**What the task asks:** Transcribe the full listing exactly, and drop every picture.

········

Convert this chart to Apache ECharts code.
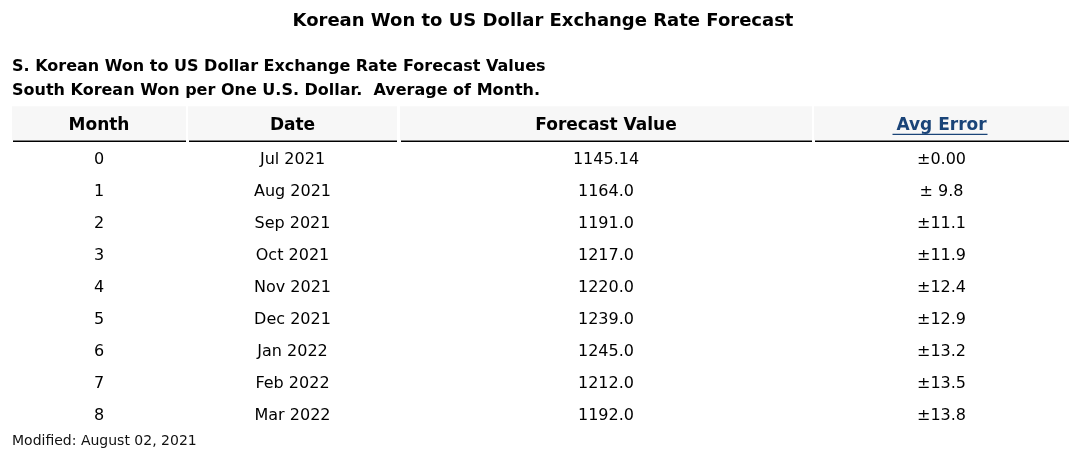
<!DOCTYPE html>
<html><head><meta charset="utf-8">
<script src="https://cdn.jsdelivr.net/npm/echarts@6/dist/echarts.min.js"></script>
<style>html,body{margin:0;padding:0;background:#fff}#c{width:1086px;height:458px}</style>
</head><body><div id="c"></div>
<script>
// ---- data ----
var columnNames = ['Month', 'Date', 'Forecast Value', 'Avg Error'];
var months = ['0', '1', '2', '3', '4', '5', '6', '7', '8'];
var dates = ['Jul 2021', 'Aug 2021', 'Sep 2021', 'Oct 2021', 'Nov 2021', 'Dec 2021', 'Jan 2022', 'Feb 2022', 'Mar 2022'];
var forecastValues = ['1145.14', '1164.0', '1191.0', '1217.0', '1220.0', '1239.0', '1245.0', '1212.0', '1192.0'];
var avgErrors = ['\u00b10.00', '\u00b1 9.8', '\u00b111.1', '\u00b111.9', '\u00b112.4', '\u00b112.9', '\u00b113.2', '\u00b113.5', '\u00b113.8'];

// ---- layout ----
var colBounds = [[0, 174], [176, 385], [388, 800], [802, 1057]];
var headerRow = -1.05;
var FONT = '"DejaVu Sans", Verdana, sans-serif';
var LINK = '#1a4478';

var columns = [months, dates, forecastValues, avgErrors];
var cellData = [];
columns.forEach(function (col, c) {
  var cx = (colBounds[c][0] + colBounds[c][1]) / 2;
  col.forEach(function (t, i) { cellData.push([cx, i, t]); });
});
var headData = columnNames.map(function (n, c) {
  var v = [(colBounds[c][0] + colBounds[c][1]) / 2, headerRow, n];
  return c === 3 ? {value: v, label: {color: LINK}} : {value: v};
});

var chart = echarts.init(document.getElementById('c'), null, {renderer: 'canvas'});
chart.setOption({
  animation: false,
  backgroundColor: '#fff',
  title: [
    {text: 'Korean Won to US Dollar Exchange Rate Forecast', left: 'center', top: 7,
     textStyle: {fontFamily: FONT, fontSize: 18, fontWeight: 'bold', color: '#000'}},
    {text: 'S. Korean Won to US Dollar Exchange Rate Forecast Values\nSouth Korean Won per One U.S. Dollar.  Average of Month.',
     left: 7, top: 50,
     textStyle: {fontFamily: FONT, fontSize: 16, fontWeight: 'bold', color: '#000', lineHeight: 24}},
    {text: 'Modified: August 02, 2021', left: 7, top: 429,
     textStyle: {fontFamily: FONT, fontSize: 14, fontWeight: 'normal', color: '#111'}}
  ],
  grid: {left: 12, width: 1057, top: 106.2, height: 324.8},
  xAxis: {type: 'value', min: 0, max: 1057, show: false},
  yAxis: {type: 'value', min: -1.65, max: 8.5, inverse: true, show: false},
  series: [
    {
      type: 'custom', clip: false, silent: true,
      data: colBounds.map(function (b, c) { return [b[0], b[1], c]; }),
      renderItem: function (params, api) {
        var x0 = api.value(0), x1 = api.value(1), c = api.value(2);
        var p0 = api.coord([x0, -1.65]);
        var p1 = api.coord([x1, -0.595]);
        var l0 = api.coord([x0 + 1, -0.58]);
        var l1 = api.coord([x1, -0.53]);
        var children = [
          {type: 'rect', shape: {x: p0[0], y: p0[1], width: p1[0] - p0[0], height: p1[1] - p0[1]},
           style: {fill: '#f7f7f7'}},
          {type: 'rect', shape: {x: l0[0], y: l0[1], width: l1[0] - l0[0], height: 1.6},
           style: {fill: '#000'}}
        ];
        if (c === 3) {
          var cx = api.coord([(x0 + x1) / 2, -0.79]);
          children.push({type: 'rect', shape: {x: cx[0] - 49, y: cx[1], width: 95, height: 1.3},
            style: {fill: LINK}});
        }
        return {type: 'group', children: children};
      }
    },
    {
      type: 'scatter', silent: true, symbolSize: 0,
      itemStyle: {color: '#000', opacity: 1},
      data: headData,
      label: {show: true, position: 'inside', opacity: 1,
        formatter: function (p) { return p.value[2]; },
        fontFamily: FONT, fontSize: 17, fontWeight: 'bold', color: '#000',
        textBorderWidth: 0}
    },
    {
      type: 'scatter', silent: true, symbolSize: 0,
      itemStyle: {color: '#000', opacity: 1},
      data: cellData,
      label: {show: true, position: 'inside', opacity: 1, offset: [0, 1],
        formatter: function (p) { return p.value[2]; },
        fontFamily: FONT, fontSize: 16, color: '#000',
        textBorderWidth: 0}
    }
  ]
});
</script>
</body></html>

········

**Expected answer:**
Convert this chart to Apache ECharts code.
<!DOCTYPE html>
<html><head><meta charset="utf-8">
<script src="https://cdn.jsdelivr.net/npm/echarts@6/dist/echarts.min.js"></script>
<style>html,body{margin:0;padding:0;background:#fff}#c{width:1086px;height:458px}</style>
</head><body><div id="c"></div>
<script>
// ---- data ----
var columnNames = ['Month', 'Date', 'Forecast Value', 'Avg Error'];
var months = ['0', '1', '2', '3', '4', '5', '6', '7', '8'];
var dates = ['Jul 2021', 'Aug 2021', 'Sep 2021', 'Oct 2021', 'Nov 2021', 'Dec 2021', 'Jan 2022', 'Feb 2022', 'Mar 2022'];
var forecastValues = ['1145.14', '1164.0', '1191.0', '1217.0', '1220.0', '1239.0', '1245.0', '1212.0', '1192.0'];
var avgErrors = ['\u00b10.00', '\u00b1 9.8', '\u00b111.1', '\u00b111.9', '\u00b112.4', '\u00b112.9', '\u00b113.2', '\u00b113.5', '\u00b113.8'];

// ---- layout ----
var colBounds = [[0, 174], [176, 385], [388, 800], [802, 1057]];
var headerRow = -1.05;
var FONT = '"DejaVu Sans", Verdana, sans-serif';
var LINK = '#1a4478';

var columns = [months, dates, forecastValues, avgErrors];
var cellData = [];
columns.forEach(function (col, c) {
  var cx = (colBounds[c][0] + colBounds[c][1]) / 2;
  col.forEach(function (t, i) { cellData.push([cx, i, t]); });
});
var headData = columnNames.map(function (n, c) {
  var v = [(colBounds[c][0] + colBounds[c][1]) / 2, headerRow, n];
  return c === 3 ? {value: v, label: {color: LINK}} : {value: v};
});

var chart = echarts.init(document.getElementById('c'), null, {renderer: 'canvas'});
chart.setOption({
  animation: false,
  backgroundColor: '#fff',
  title: [
    {text: 'Korean Won to US Dollar Exchange Rate Forecast', left: 'center', top: 7,
     textStyle: {fontFamily: FONT, fontSize: 18, fontWeight: 'bold', color: '#000'}},
    {text: 'S. Korean Won to US Dollar Exchange Rate Forecast Values\nSouth Korean Won per One U.S. Dollar.  Average of Month.',
     left: 7, top: 50,
     textStyle: {fontFamily: FONT, fontSize: 16, fontWeight: 'bold', color: '#000', lineHeight: 24}},
    {text: 'Modified: August 02, 2021', left: 7, top: 429,
     textStyle: {fontFamily: FONT, fontSize: 14, fontWeight: 'normal', color: '#111'}}
  ],
  grid: {left: 12, width: 1057, top: 106.2, height: 324.8},
  xAxis: {type: 'value', min: 0, max: 1057, show: false},
  yAxis: {type: 'value', min: -1.65, max: 8.5, inverse: true, show: false},
  series: [
    {
      type: 'custom', clip: false, silent: true,
      data: colBounds.map(function (b, c) { return [b[0], b[1], c]; }),
      renderItem: function (params, api) {
        var x0 = api.value(0), x1 = api.value(1), c = api.value(2);
        var p0 = api.coord([x0, -1.65]);
        var p1 = api.coord([x1, -0.595]);
        var l0 = api.coord([x0 + 1, -0.58]);
        var l1 = api.coord([x1, -0.53]);
        var children = [
          {type: 'rect', shape: {x: p0[0], y: p0[1], width: p1[0] - p0[0], height: p1[1] - p0[1]},
           style: {fill: '#f7f7f7'}},
          {type: 'rect', shape: {x: l0[0], y: l0[1], width: l1[0] - l0[0], height: 1.6},
           style: {fill: '#000'}}
        ];
        if (c === 3) {
          var cx = api.coord([(x0 + x1) / 2, -0.79]);
          children.push({type: 'rect', shape: {x: cx[0] - 49, y: cx[1], width: 95, height: 1.3},
            style: {fill: LINK}});
        }
        return {type: 'group', children: children};
      }
    },
    {
      type: 'scatter', silent: true, symbolSize: 0,
      itemStyle: {color: '#000', opacity: 1},
      data: headData,
      label: {show: true, position: 'inside', opacity: 1,
        formatter: function (p) { return p.value[2]; },
        fontFamily: FONT, fontSize: 17, fontWeight: 'bold', color: '#000',
        textBorderWidth: 0}
    },
    {
      type: 'scatter', silent: true, symbolSize: 0,
      itemStyle: {color: '#000', opacity: 1},
      data: cellData,
      label: {show: true, position: 'inside', opacity: 1, offset: [0, 1],
        formatter: function (p) { return p.value[2]; },
        fontFamily: FONT, fontSize: 16, color: '#000',
        textBorderWidth: 0}
    }
  ]
});
</script>
</body></html>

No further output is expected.